Bonjour tout le monde,

Depuis plusieurs jours je cherche à installer Windows 10 sur mon MacBook 12 Pouces Retina de 2015.

Mais voilà, lorsque j'ouvre l'Assistant Boot Camp et que je clique sur "Continuer", on ne me laisse pas le choix de créer une clé USB ou autre, je passe directement à l'étape ou je dois partionner mon disque dur, et choisir mon iso de Windows 10.

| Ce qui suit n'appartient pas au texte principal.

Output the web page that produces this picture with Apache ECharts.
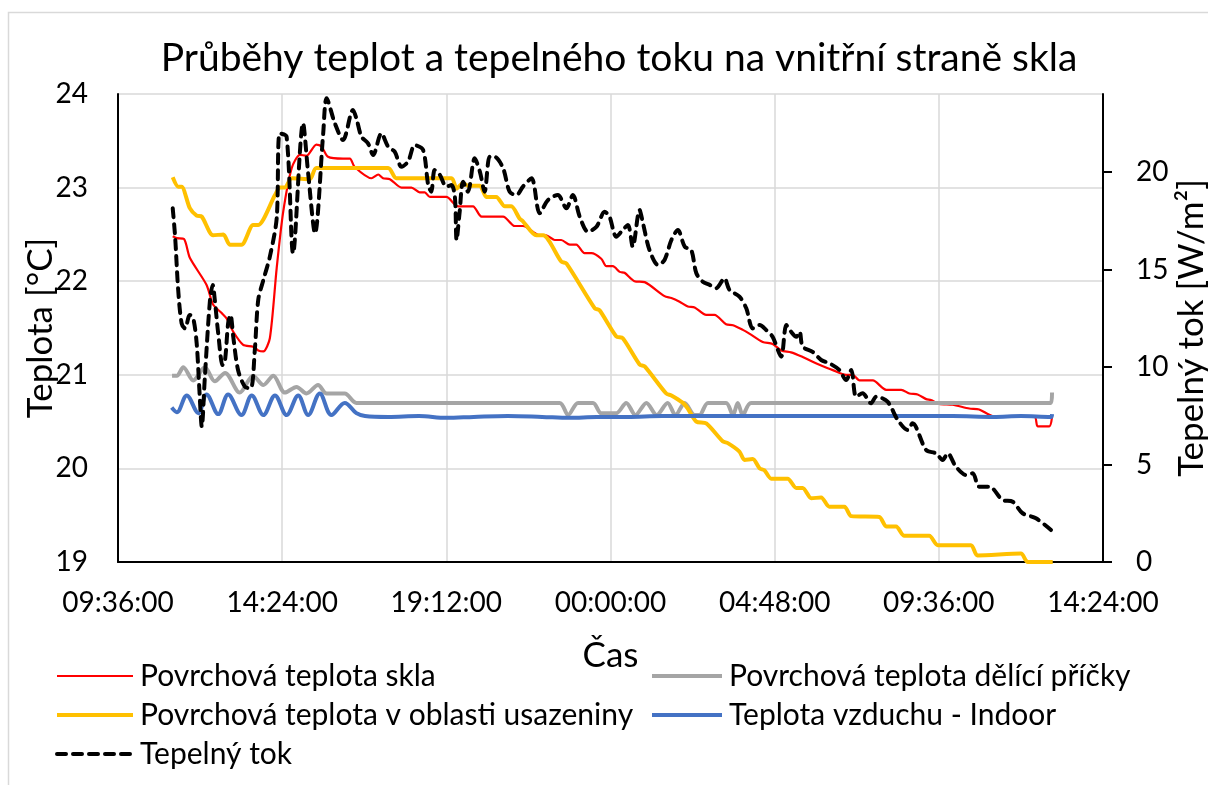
<!DOCTYPE html>
<html>
<head>
<meta charset="utf-8">
<script src="https://cdn.jsdelivr.net/npm/echarts@6/dist/echarts.min.js"></script>
<style>
  html, body { margin: 0; padding: 0; background: #fff; }
  #chart { width: 1208px; height: 785px; }
</style>
</head>
<body>
<div id="chart"></div>
<script>
// time in hours from midnight of the first day (values over 24 = next day)
const seriesNames = [
  'Povrchová teplota skla',
  'Povrchová teplota dělící příčky',
  'Povrchová teplota v oblasti usazeniny',
  'Teplota vzduchu - Indoor',
  'Tepelný tok'
]

const sklo = [[11.20,22.48],[11.32,22.46],[11.53,22.45],[11.70,22.25],[12.19,21.96],[12.38,21.75],[12.63,21.66],[12.78,21.60],[12.97,21.46],[13.26,21.32],[13.55,21.30],[13.70,21.26],[13.85,21.25],[14.04,21.39],[14.24,22.14],[14.43,22.74],[14.68,23.21],[14.92,23.35],[15.11,23.34],[15.40,23.46],[15.55,23.44],[15.74,23.33],[16.18,23.31],[16.38,23.31],[16.52,23.22],[17.01,23.10],[17.21,23.14],[17.35,23.10],[17.55,23.09],[17.89,23.00],[18.18,23.00],[18.42,22.95],[18.57,22.95],[18.72,22.90],[19.20,22.90],[19.54,22.80],[19.98,22.80],[20.23,22.69],[20.86,22.69],[21.20,22.59],[21.44,22.59],[21.93,22.49],[22.12,22.49],[22.37,22.44],[22.56,22.44],[22.81,22.39],[23.00,22.39],[23.24,22.30],[23.44,22.30],[23.73,22.24],[23.88,22.16],[24.07,22.16],[24.27,22.10],[24.41,22.09],[24.70,22.00],[25.00,21.99],[25.58,21.84],[25.78,21.82],[26.02,21.78],[26.26,21.73],[26.46,21.72],[26.80,21.64],[27.04,21.64],[27.38,21.54],[27.58,21.53],[27.87,21.48],[28.06,21.44],[28.45,21.35],[28.74,21.33],[28.99,21.26],[29.28,21.24],[29.62,21.19],[29.91,21.14],[30.16,21.10],[30.50,21.05],[30.89,21.00],[31.08,21.00],[31.28,20.94],[31.67,20.94],[32.06,20.84],[32.50,20.84],[32.74,20.80],[32.98,20.79],[33.23,20.74],[33.37,20.73],[33.61,20.69],[34.00,20.68],[34.49,20.64],[34.78,20.63],[35.17,20.56],[36.40,20.55],[36.49,20.45],[36.83,20.45],[36.91,20.55]]

const pricka = [[11.18,20.99],[11.32,20.99],[11.51,21.08],[11.80,20.94],[12.14,21.08],[12.43,20.93],[12.73,21.02],[13.16,20.81],[13.55,20.99],[13.85,20.89],[14.14,20.99],[14.48,20.81],[14.82,20.87],[15.11,20.80],[15.45,20.89],[15.70,20.80],[16.23,20.80],[16.57,20.70],[22.51,20.70],[22.76,20.57],[23.05,20.70],[23.49,20.70],[23.73,20.59],[24.17,20.59],[24.46,20.70],[24.73,20.57],[25.05,20.70],[25.35,20.57],[25.67,20.70],[25.90,20.57],[26.17,20.70],[26.46,20.57],[26.60,20.57],[26.85,20.70],[27.38,20.70],[27.58,20.57],[27.72,20.70],[27.87,20.57],[28.11,20.70],[36.88,20.70],[36.91,20.81]]

const usazenina = [[11.20,23.11],[11.36,23.01],[11.46,23.01],[11.70,22.78],[11.90,22.70],[12.05,22.69],[12.38,22.49],[12.68,22.50],[12.87,22.39],[13.21,22.39],[13.55,22.60],[13.70,22.60],[14.19,22.92],[14.33,23.00],[14.48,23.00],[14.68,23.10],[15.21,23.09],[15.40,23.21],[17.50,23.21],[17.74,23.10],[19.35,23.10],[19.50,22.99],[19.69,23.05],[19.83,23.02],[20.18,23.02],[20.37,22.90],[20.66,22.90],[20.91,22.80],[21.10,22.80],[21.34,22.67],[21.44,22.64],[21.83,22.49],[22.03,22.49],[22.56,22.21],[22.71,22.19],[23.54,21.71],[23.68,21.69],[24.17,21.41],[24.36,21.39],[24.85,21.11],[25.00,21.09],[25.63,20.80],[25.78,20.78],[26.12,20.70],[26.26,20.64],[26.51,20.50],[26.80,20.48],[27.28,20.29],[27.43,20.27],[27.77,20.18],[27.92,20.09],[28.16,20.10],[28.36,20.00],[28.50,19.98],[28.70,19.89],[29.18,19.89],[29.43,19.79],[29.62,19.79],[29.87,19.68],[30.16,19.69],[30.40,19.59],[30.84,19.59],[31.04,19.49],[31.86,19.48],[32.06,19.38],[32.35,19.38],[32.59,19.28],[33.32,19.28],[33.57,19.18],[34.54,19.18],[34.73,19.07],[36.00,19.09],[36.20,19.00],[36.93,19.00]]

const vzduch = [[11.17,20.65],[11.32,20.60],[11.61,20.78],[11.95,20.59],[12.19,20.79],[12.53,20.58],[12.82,20.79],[13.21,20.57],[13.51,20.78],[13.85,20.57],[14.19,20.78],[14.53,20.57],[14.87,20.78],[15.16,20.57],[15.50,20.80],[15.84,20.57],[16.23,20.70],[16.57,20.59],[16.82,20.56],[17.50,20.55],[18.40,20.56],[19.20,20.54],[20.00,20.55],[21.00,20.56],[22.00,20.55],[22.80,20.54],[23.60,20.55],[24.50,20.55],[25.50,20.56],[26.50,20.56],[28.00,20.56],[29.50,20.56],[31.00,20.56],[32.50,20.56],[34.00,20.56],[35.20,20.55],[36.00,20.56],[36.88,20.55],[36.91,20.58]]

const tok = [[11.20,18.14],[11.27,16.68],[11.36,13.95],[11.46,12.24],[11.56,11.98],[11.70,12.67],[11.80,12.50],[11.90,11.22],[11.98,8.82],[12.05,6.94],[12.14,9.50],[12.29,13.44],[12.37,14.21],[12.43,13.44],[12.53,11.73],[12.66,10.10],[12.73,10.36],[12.82,12.24],[12.89,12.67],[12.97,11.55],[13.11,9.85],[13.31,8.99],[13.48,8.91],[13.60,10.87],[13.70,13.44],[13.85,14.46],[14.04,15.66],[14.24,17.63],[14.33,21.98],[14.53,21.81],[14.72,15.83],[15.01,22.50],[15.16,19.93],[15.36,16.86],[15.60,21.98],[15.70,23.78],[15.94,22.50],[16.18,21.64],[16.47,23.18],[16.57,22.75],[16.72,21.81],[16.91,21.47],[17.06,20.87],[17.30,21.98],[17.50,21.30],[17.69,21.04],[17.89,20.27],[18.08,20.53],[18.28,21.38],[18.52,21.13],[18.67,19.33],[18.76,18.99],[18.86,20.10],[19.01,19.85],[19.20,19.25],[19.35,19.33],[19.45,18.73],[19.50,16.51],[19.59,17.96],[19.69,19.50],[19.83,18.99],[20.03,20.70],[20.18,20.02],[20.32,18.99],[20.47,20.78],[20.61,20.78],[20.86,20.19],[21.05,18.99],[21.25,18.82],[21.44,19.25],[21.69,19.68],[21.93,17.88],[22.17,18.56],[22.46,18.82],[22.71,18.14],[22.90,18.82],[23.10,17.71],[23.34,16.94],[23.59,17.19],[23.83,17.96],[23.97,17.71],[24.17,16.68],[24.36,17.03],[24.51,17.28],[24.65,16.17],[24.85,18.05],[24.95,17.37],[25.14,16.00],[25.39,15.23],[25.58,15.49],[25.78,16.51],[25.97,17.03],[26.17,16.17],[26.36,16.00],[26.51,14.81],[26.70,14.37],[26.90,14.21],[27.09,14.04],[27.33,14.55],[27.48,13.95],[27.77,13.61],[27.97,13.01],[28.16,11.98],[28.36,12.15],[28.55,11.90],[28.74,11.55],[28.99,10.53],[29.14,12.15],[29.28,11.81],[29.43,11.55],[29.53,11.81],[29.62,11.04],[29.91,10.78],[30.16,10.36],[30.40,10.19],[30.69,9.85],[30.89,9.33],[31.04,9.85],[31.18,8.48],[31.37,8.65],[31.62,8.14],[31.77,8.48],[32.10,8.22],[32.40,7.28],[32.69,6.77],[32.83,7.11],[33.23,5.74],[33.52,5.57],[33.71,5.23],[33.86,5.57],[34.10,4.89],[34.40,4.46],[34.59,4.55],[34.78,3.86],[35.08,3.86],[35.46,3.18],[35.76,3.09],[36.05,2.50],[36.44,2.24],[36.88,1.64]]

const tokTicks = [0, 5, 10, 15, 20]

const font = 'Lato, "Noto Sans", sans-serif'

const colors = ['#ff0000', '#a5a5a5', '#ffc000', '#4472c4', '#000000']
const widths = [2.2, 4, 4, 4, 4]
const tokDash = [9, 7]

const fmtTime = (v) => {
  const m = ((Math.round(v * 60) % 1440) + 1440) % 1440
  const hh = String(Math.floor(m / 60)).padStart(2, '0')
  const mm = String(m % 60).padStart(2, '0')
  return hh + ':' + mm + ':00'
}

const legendItem = (i) => ({
  name: seriesNames[i],
  lineStyle: { color: colors[i], width: widths[i], type: i === 4 ? tokDash : 'solid', cap: i === 4 ? 'round' : 'butt' }
})

const legendBase = {
  orient: 'vertical',
  top: 655,
  itemHeight: 14,
  itemGap: 7,
  itemStyle: { opacity: 0 },
  textStyle: { fontFamily: font, fontSize: 30, color: '#000', lineHeight: 32, padding: [0, 0, 0, 2] }
}

const chart = echarts.init(document.getElementById('chart'))

const option = {
  animation: false,
  backgroundColor: '#fff',
  textStyle: { fontFamily: font, color: '#000' },
  title: {
    text: 'Průběhy teplot a tepelného toku na vnitřní straně skla',
    left: 614,
    textAlign: 'center',
    top: 34,
    textStyle: { fontFamily: font, fontSize: 39, fontWeight: 'normal', color: '#000' }
  },
  graphic: [{
    type: 'rect',
    silent: true,
    z: -10,
    shape: { x: 8.5, y: 12.5, width: 1220, height: 800 },
    style: { fill: 'none', stroke: '#d9d9d9', lineWidth: 1.5 }
  }],
  legend: [
    Object.assign({}, legendBase, { left: 50, itemWidth: 76, data: [0, 2, 4].map(legendItem) }),
    Object.assign({}, legendBase, { left: 645, itemWidth: 70, data: [1, 3].map(legendItem) })
  ],
  grid: { left: 118, right: 105, top: 94, bottom: 223, containLabel: false, outerBoundsMode: 'none' },
  xAxis: {
    type: 'value',
    min: 9.6,
    max: 38.4,
    interval: 4.8,
    name: 'Čas',
    nameLocation: 'middle',
    nameGap: 76,
    nameMoveOverlap: false,
    nameTextStyle: { fontFamily: font, fontSize: 35, color: '#000' },
    axisLine: { lineStyle: { color: '#000', width: 2 } },
    axisTick: { show: false },
    axisLabel: { formatter: fmtTime, fontSize: 28, color: '#000', margin: 27, fontFamily: font },
    splitLine: { show: true, lineStyle: { color: '#d9d9d9', width: 1.5 } }
  },
  yAxis: [
    {
      type: 'value',
      min: 19,
      max: 24,
      interval: 1,
      name: 'Teplota [°C]',
      nameLocation: 'middle',
      nameRotate: 90,
      nameGap: 60,
      nameMoveOverlap: false,
      nameTextStyle: { fontFamily: font, fontSize: 35, color: '#000' },
      axisLine: { show: true, lineStyle: { color: '#000', width: 2 } },
      axisTick: { show: false },
      axisLabel: { fontSize: 28, color: '#000', margin: 30, fontFamily: font },
      splitLine: { show: true, lineStyle: { color: '#d9d9d9', width: 1.5 } }
    },
    {
      type: 'value',
      position: 'right',
      min: 0,
      max: 24,
      interval: 5,
      name: 'Tepelný tok [W/m²]',
      nameLocation: 'middle',
      nameRotate: 90,
      nameGap: 71,
      nameMoveOverlap: false,
      nameTextStyle: { fontFamily: font, fontSize: 35, color: '#000' },
      axisLine: { show: true, lineStyle: { color: '#000', width: 2 } },
      axisTick: { show: true, length: 9, lineStyle: { color: '#000', width: 2 }, customValues: tokTicks },
      axisLabel: { fontSize: 28, color: '#000', margin: 33, fontFamily: font, customValues: tokTicks },
      splitLine: { show: false }
    }
  ],
  series: [
    {
      name: seriesNames[0], type: 'line', yAxisIndex: 0, data: sklo,
      symbol: 'none', smooth: 0.25, color: colors[0],
      lineStyle: { color: colors[0], width: widths[0] }
    },
    {
      name: seriesNames[1], type: 'line', yAxisIndex: 0, data: pricka,
      symbol: 'none', smooth: 0.3, color: colors[1],
      lineStyle: { color: colors[1], width: widths[1] }
    },
    {
      name: seriesNames[2], type: 'line', yAxisIndex: 0, data: usazenina,
      symbol: 'none', smooth: 0.25, color: colors[2],
      lineStyle: { color: colors[2], width: widths[2] }
    },
    {
      name: seriesNames[3], type: 'line', yAxisIndex: 0, data: vzduch,
      symbol: 'none', smooth: 0.35, color: colors[3],
      lineStyle: { color: colors[3], width: widths[3] }
    },
    {
      name: seriesNames[4], type: 'line', yAxisIndex: 1, data: tok,
      symbol: 'none', smooth: 0.3, color: colors[4],
      lineStyle: { color: colors[4], width: widths[4], type: tokDash, cap: 'round' }
    }
  ]
}

chart.setOption(option)
window.addEventListener('resize', () => chart.resize())
</script>
</body>
</html>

Alors je suis les étapes, mais lorsque le MacBook redémarre sur l'installation de windows, ça me dit qu'il me manque des drivers, et je ne peux rien faire à part redémarrer.

Avez vous des pistes ?

Je commence à perdre espoir

Merci 




*Note de la modération*: pas trop de rapport avec les portables Mac, je déplace dans le forum adéquat.


----------



## macomaniac (21 Septembre 2016)

Bonjour *GenreDown
*
L'absence de l'option : "_Télécharger le plus récent logiciel de prise en charge de Windows auprès d'Apple_" dans la première fenêtre affichée par l'«Assistant BootCamp» est une anomalie logicielle.

À ta place > je restaurerais carrément l'OS installé (tu re-démarres > à l'écran noir > tu tiens pressées les 2 touches *⌘R* jusqu'à affichage de la la  > tu lances l'option : "_Ré-installer OS X_" > à destination du volume de ton OS > compter entre 2 et 3 heures pour l'opération complète, connexion _Wi-Fi_ requise) => seul le logiciel-Système sera restauré > dans le respect de ton compte d'utilisateur (avec ses données et réglages) et des applications tierces ajoutées.

L'«Assistant BootCamp» faisant partie des composants du Système restauré > tu pourras vérifier en le relançant si l'intégralité de ses fonctions a été restaurée du même coup...


----------



## asus27 (4 Décembre 2016)

Bonjour 

Je remonte ce post imaginant bien que son auteur à trouver la solution.

Sur ces machines et iMac dernier "cru", pas besoin de créer une clé USB. Simplement télécharger le fichier ISO chez Microsoft et lancer bootcamp. On sélectionnera le répertoire où se trouve l iso et hop, les drivers se téléchargeront dans la foulée.

Fab


----------